First, an apology.  My snide first reaction to the idea of a high speed line linking Richmond and Norfolk was completely uncalled for, and it demands a much more thoughtful response.  The first reaction came from one who used to live in the Commonwealth, and who loves it but is accutely aware of its limitations.  I'm thinking of a state whose politicians confuse ordinary run-of-the-mill passenger service with bullet trains and TGVs, assuming that the voters will know no different.  Alas, some at this forum do.  Then too, this is a state that pumps less bucks into its university system (choose your metric -- per faculty member or per student, makes no difference) than any of those around it.  So the idea of Virginia FUNDING the kind of train you envision is, at first glance, absolutely ludicrous.

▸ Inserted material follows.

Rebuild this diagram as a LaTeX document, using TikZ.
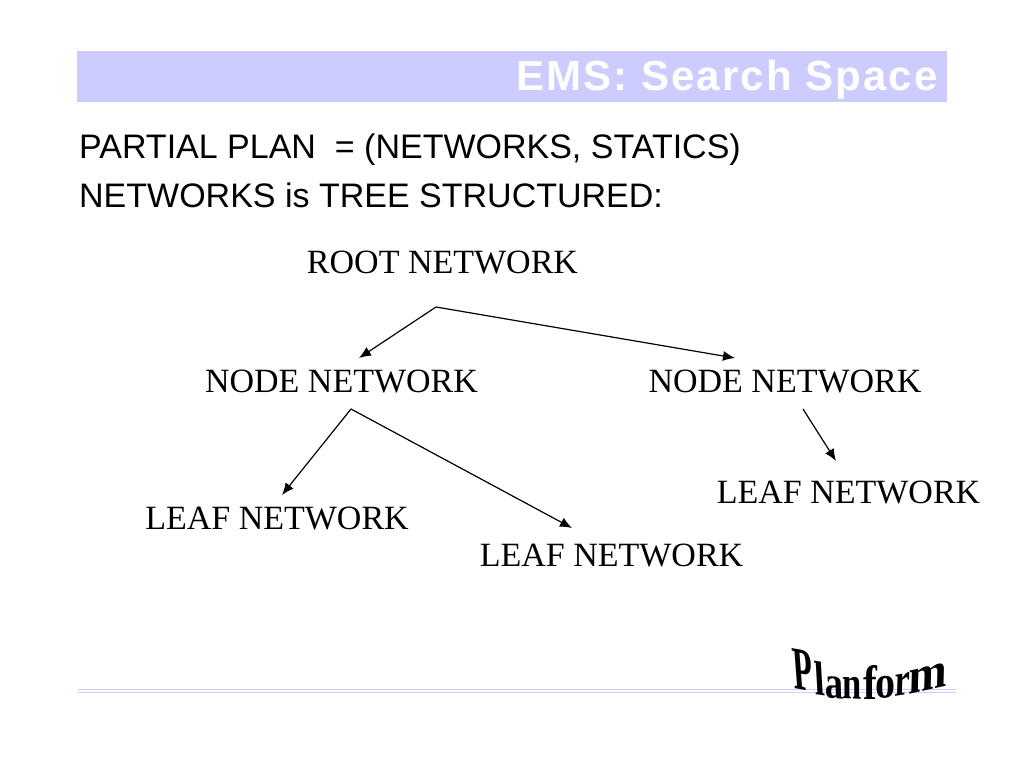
\documentclass[tikz,border=0pt]{standalone}
\usepackage{fontspec}
\setmainfont{Liberation Serif}
\setsansfont{Liberation Sans}
\usetikzlibrary{arrows.meta}
\definecolor{bandblue}{HTML}{CCCCFF}
\begin{document}
\begin{tikzpicture}[
  x=1pt, y=-1pt,
  every node/.style={inner sep=0pt},
  band/.style={fill=bandblue, draw=none},
  rulepart/.style={draw=bandblue, line width=1.2pt},
  title/.style={anchor=base east, font=\sffamily\bfseries\fontsize{42}{42}\selectfont\addfontfeature{LetterSpace=5}, text=white},
  heading/.style={anchor=base west, font=\sffamily\fontsize{34}{34}\selectfont},
  net/.style={anchor=center, font=\fontsize{34}{34}\selectfont},
  arrow/.style={draw, line width=1.2pt, -{Latex[length=12pt,width=10pt]}},
  wordart/.style={font=\bfseries\fontsize{46}{46}\selectfont}]

  \useasboundingbox (0,0) rectangle (1024,768);

  % ---- the title band -------------------------------------------------------
  \fill[band] (77,51) rectangle (947,102);
  \node[title] (titletext) at (938,90) {EMS: Search Space};

  % ---- the two lines of text --------------------------------------------------
  \node[heading] (planline) at (79,158) {PARTIAL PLAN~~= (NETWORKS, STATICS)};
  \node[heading] (treeline) at (79,207.5) {NETWORKS is TREE STRUCTURED:};

  % ---- the networks -----------------------------------------------------------
  \node[net] (root) at (442.5,262.5) {ROOT NETWORK};
  \node[net] (nodea) at (341.5,381.5) {NODE NETWORK};
  \node[net] (nodeb) at (785,381.5) {NODE NETWORK};
  \node[net] (leafa) at (277,518.5) {LEAF NETWORK};
  \node[net] (leafb) at (611.5,555.5) {LEAF NETWORK};
  \node[net] (leafc) at (848.5,492.5) {LEAF NETWORK};

  % ---- the free ends of the connectors ------------------------------------------
  \coordinate (rootfork) at (436,307);
  \coordinate (nodeafork) at (351,409);
  \coordinate (nodebfork) at (803,409);
  \coordinate (nodeatip) at (359,358);
  \coordinate (nodebtip) at (735,358);
  \coordinate (leafatip) at (282,495);
  \coordinate (leafbtip) at (572,528);
  \coordinate (leafctip) at (836,461);

  \draw[arrow] (rootfork) -- (nodeatip);
  \draw[arrow] (rootfork) -- (nodebtip);
  \draw[arrow] (nodeafork) -- (leafatip);
  \draw[arrow] (nodeafork) -- (leafbtip);
  \draw[arrow] (nodebfork) -- (leafctip);

  % ---- the rule at the foot, then the curved word on it --------------------------
  \draw[rulepart] (78,689.5) -- (956,689.5);
  \draw[rulepart] (78,692.5) -- (956,692.5);

  % each letter: x, y, then the four entries of its warp, then the letter
  \foreach \lx/\ly/\warpa/\warpb/\warpc/\warpd/\letter in {
      803/670/.7/-.12/-.1/1.33/P, 820/678/.8/-.12/-.06/1.05/l,
      834/687.5/.8/-.08/-.03/1/a, 852/688.5/.75/-.03/0/1/n,
      870/682/.9/0/0/1.05/f, 885/687.5/.87/.05/0/1/o,
      902/684/.75/.12/.03/1/r, 928/678/1/.22/.03/1.1/m}
    \node[wordart, cm={\warpa,\warpb,\warpc,\warpd,(0,0)}] (word\letter) at (\lx,\ly) {\letter};
\end{tikzpicture}
\end{document}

That having been established, your idea, or dream, or whatever else you might term it, if it is viewed in the context of improving and extending the Northeast Corridor, makes decent sense -- after the line from DC to Richmond gets electrified.  The thought here is that stimulus funds for passenger rail outside the NEC are funds wasted.  NEC is where the riders are.  In numbers far above those in other areas of the country.  To upgrade the NEC, to extend electrification to locales reasonably close to the NEC, so that tidership over the corridor is densed up -- this makes reasonably good sense.  I'm thinking straighten a few curves between New York and Boston; push Amtrak service out to the middle of Long Island (say Islip);  electrify the line from New Haven north through Hartford, Springfield  and Worcester to Boston;  straighten kinks and electrify NYC to Albany; electrify CC to Richmond and thence the Tidewater (yes, underneath Hampton Roads to Norfolk proper); perhaps extend electrification to Portland, Maine..  These projects make sense.  The sheer numbers of riders, coupled with the proximity of population centers, makes these projects feasible and cost efficient in a way that commencing passenger service between Chicago and, say, the Quad Cities does not (hey!  for the capital bucks it takes to run passenger trains to the Quad Cities I can subsidize Greyhound bus service for much less.  Oh wait, I already do!).

In that respect, connecting service to Norfolk makes sense.  Otherwise, it is so much more Chicago-Quad Cities.